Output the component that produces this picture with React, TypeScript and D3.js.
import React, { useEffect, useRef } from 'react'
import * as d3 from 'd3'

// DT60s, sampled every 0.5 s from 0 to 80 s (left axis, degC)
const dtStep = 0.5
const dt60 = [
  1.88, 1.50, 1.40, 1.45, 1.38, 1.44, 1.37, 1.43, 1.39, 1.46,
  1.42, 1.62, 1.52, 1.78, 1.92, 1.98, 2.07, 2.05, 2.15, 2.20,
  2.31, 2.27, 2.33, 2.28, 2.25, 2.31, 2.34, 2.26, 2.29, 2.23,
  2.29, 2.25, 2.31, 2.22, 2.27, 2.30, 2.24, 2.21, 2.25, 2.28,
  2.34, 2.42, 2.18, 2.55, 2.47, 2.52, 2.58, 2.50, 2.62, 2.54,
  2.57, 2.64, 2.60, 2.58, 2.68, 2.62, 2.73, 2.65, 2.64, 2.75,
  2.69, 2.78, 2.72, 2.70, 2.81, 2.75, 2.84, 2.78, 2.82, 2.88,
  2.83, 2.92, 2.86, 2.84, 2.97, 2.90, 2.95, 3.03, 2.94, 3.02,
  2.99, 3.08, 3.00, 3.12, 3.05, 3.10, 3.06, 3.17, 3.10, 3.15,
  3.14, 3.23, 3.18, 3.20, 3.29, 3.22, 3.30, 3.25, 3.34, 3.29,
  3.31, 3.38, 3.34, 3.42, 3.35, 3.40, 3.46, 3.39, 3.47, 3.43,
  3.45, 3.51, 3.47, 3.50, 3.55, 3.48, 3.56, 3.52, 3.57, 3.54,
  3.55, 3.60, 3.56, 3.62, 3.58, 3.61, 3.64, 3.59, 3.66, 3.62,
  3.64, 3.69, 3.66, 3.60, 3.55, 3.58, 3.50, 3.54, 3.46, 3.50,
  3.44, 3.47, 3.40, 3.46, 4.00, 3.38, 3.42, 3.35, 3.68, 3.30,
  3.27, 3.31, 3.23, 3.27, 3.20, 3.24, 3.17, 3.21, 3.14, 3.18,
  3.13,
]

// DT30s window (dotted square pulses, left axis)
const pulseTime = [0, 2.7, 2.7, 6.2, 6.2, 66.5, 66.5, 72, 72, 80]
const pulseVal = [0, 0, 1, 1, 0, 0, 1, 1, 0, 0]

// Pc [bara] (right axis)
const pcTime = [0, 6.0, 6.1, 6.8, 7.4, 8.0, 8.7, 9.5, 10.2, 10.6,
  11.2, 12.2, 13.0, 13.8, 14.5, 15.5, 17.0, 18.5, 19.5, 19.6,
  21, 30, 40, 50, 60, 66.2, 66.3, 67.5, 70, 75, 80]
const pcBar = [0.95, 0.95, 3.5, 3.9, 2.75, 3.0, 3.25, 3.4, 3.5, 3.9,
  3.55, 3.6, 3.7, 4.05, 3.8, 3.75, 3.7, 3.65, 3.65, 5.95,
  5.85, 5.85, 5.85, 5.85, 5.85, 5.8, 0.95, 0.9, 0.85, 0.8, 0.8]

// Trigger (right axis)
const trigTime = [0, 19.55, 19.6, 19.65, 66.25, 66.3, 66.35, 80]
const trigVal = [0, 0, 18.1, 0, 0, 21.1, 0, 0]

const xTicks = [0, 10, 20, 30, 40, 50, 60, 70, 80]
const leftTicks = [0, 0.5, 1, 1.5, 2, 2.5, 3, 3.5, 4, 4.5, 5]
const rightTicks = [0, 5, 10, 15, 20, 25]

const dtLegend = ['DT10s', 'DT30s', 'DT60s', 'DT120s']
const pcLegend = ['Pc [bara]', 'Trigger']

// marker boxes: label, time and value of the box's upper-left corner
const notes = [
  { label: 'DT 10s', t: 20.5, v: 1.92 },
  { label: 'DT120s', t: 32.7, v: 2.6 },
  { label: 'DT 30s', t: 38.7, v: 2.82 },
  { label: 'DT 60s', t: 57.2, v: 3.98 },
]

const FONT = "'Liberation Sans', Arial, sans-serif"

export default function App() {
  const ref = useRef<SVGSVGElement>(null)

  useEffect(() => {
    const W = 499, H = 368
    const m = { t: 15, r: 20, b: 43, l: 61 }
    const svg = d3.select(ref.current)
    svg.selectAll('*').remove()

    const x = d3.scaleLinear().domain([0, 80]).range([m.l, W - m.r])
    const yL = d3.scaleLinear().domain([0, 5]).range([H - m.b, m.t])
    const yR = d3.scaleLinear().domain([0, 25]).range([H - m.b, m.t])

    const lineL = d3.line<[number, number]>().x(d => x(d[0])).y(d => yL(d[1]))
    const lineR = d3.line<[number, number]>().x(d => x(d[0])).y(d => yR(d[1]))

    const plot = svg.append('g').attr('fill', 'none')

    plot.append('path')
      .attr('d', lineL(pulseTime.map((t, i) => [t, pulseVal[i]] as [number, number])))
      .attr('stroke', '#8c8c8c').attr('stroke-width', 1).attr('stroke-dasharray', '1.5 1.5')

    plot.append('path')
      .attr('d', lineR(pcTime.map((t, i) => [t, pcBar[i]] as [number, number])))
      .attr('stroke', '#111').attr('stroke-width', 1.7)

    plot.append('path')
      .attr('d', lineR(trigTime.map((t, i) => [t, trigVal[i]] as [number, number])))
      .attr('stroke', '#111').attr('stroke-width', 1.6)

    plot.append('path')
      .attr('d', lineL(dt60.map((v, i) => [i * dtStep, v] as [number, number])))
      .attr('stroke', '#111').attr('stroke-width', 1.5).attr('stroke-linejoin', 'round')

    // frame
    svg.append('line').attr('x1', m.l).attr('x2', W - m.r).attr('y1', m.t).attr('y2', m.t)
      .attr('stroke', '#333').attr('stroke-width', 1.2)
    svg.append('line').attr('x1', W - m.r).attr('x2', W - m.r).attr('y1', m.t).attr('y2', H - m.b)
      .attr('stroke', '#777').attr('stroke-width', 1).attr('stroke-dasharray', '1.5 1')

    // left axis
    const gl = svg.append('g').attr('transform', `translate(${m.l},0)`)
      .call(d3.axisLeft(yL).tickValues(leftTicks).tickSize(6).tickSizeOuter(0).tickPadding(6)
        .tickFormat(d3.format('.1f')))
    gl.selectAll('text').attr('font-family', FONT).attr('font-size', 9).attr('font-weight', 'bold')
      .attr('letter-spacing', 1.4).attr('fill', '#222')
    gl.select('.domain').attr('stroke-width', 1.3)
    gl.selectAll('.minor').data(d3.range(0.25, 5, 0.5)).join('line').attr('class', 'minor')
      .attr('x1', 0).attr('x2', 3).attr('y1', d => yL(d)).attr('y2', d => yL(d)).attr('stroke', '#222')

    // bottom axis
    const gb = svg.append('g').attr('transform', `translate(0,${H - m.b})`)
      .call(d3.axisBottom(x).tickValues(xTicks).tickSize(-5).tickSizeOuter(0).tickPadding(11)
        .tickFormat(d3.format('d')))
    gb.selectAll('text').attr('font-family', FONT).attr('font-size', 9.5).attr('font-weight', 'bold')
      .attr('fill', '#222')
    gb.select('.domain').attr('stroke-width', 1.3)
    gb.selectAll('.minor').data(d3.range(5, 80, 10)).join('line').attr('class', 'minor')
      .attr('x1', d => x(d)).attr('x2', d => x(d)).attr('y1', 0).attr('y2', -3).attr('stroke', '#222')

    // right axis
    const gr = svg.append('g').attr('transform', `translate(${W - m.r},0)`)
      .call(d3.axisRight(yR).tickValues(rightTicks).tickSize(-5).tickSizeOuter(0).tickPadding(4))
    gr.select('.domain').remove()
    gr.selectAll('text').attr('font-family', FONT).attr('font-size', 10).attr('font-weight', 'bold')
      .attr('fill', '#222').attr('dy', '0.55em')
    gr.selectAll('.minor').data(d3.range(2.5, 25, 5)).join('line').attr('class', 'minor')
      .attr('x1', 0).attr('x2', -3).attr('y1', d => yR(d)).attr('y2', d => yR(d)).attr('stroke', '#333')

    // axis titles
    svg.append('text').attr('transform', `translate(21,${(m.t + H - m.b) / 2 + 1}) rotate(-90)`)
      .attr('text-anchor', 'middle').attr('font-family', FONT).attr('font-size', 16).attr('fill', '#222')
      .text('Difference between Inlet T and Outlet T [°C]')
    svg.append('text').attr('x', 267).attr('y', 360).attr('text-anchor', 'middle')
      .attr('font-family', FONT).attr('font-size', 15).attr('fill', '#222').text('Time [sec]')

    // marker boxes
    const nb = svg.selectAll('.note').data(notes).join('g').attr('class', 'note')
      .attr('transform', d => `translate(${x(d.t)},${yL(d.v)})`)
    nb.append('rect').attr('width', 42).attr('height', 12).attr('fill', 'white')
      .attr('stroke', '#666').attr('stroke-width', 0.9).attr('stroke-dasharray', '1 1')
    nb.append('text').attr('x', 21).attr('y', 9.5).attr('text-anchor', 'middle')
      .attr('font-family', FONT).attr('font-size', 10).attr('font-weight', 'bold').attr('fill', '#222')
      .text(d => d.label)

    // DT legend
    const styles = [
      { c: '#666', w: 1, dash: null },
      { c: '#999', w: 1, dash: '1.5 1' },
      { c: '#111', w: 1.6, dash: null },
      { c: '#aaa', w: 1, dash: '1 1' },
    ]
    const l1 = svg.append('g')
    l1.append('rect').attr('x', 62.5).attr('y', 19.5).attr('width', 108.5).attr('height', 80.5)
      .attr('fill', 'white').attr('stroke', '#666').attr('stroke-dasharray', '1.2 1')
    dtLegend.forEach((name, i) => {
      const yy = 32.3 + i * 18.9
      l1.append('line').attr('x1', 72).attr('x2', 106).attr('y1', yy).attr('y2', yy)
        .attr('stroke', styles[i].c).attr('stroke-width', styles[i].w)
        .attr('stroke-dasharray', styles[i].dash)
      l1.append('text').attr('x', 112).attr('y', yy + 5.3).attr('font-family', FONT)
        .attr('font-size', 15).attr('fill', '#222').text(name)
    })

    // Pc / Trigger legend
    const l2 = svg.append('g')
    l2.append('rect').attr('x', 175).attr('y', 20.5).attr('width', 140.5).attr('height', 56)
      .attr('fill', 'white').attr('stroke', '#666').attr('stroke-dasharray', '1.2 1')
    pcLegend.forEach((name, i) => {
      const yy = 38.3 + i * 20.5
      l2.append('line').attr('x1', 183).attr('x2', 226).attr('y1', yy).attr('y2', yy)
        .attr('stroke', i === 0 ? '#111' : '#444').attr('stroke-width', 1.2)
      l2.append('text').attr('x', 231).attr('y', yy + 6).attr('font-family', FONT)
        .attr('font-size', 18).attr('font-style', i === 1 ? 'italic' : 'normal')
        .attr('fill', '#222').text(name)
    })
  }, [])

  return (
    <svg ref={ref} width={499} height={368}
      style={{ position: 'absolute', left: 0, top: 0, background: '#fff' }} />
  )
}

= = = = = = =

Aim of the task
Repeat, word for word, the lines from the opening of the material through the line containing "import * as d3 from 'd3'".

Response to the task
Output the component that produces this picture with React, TypeScript and D3.js.
import React, { useEffect, useRef } from 'react'
import * as d3 from 'd3'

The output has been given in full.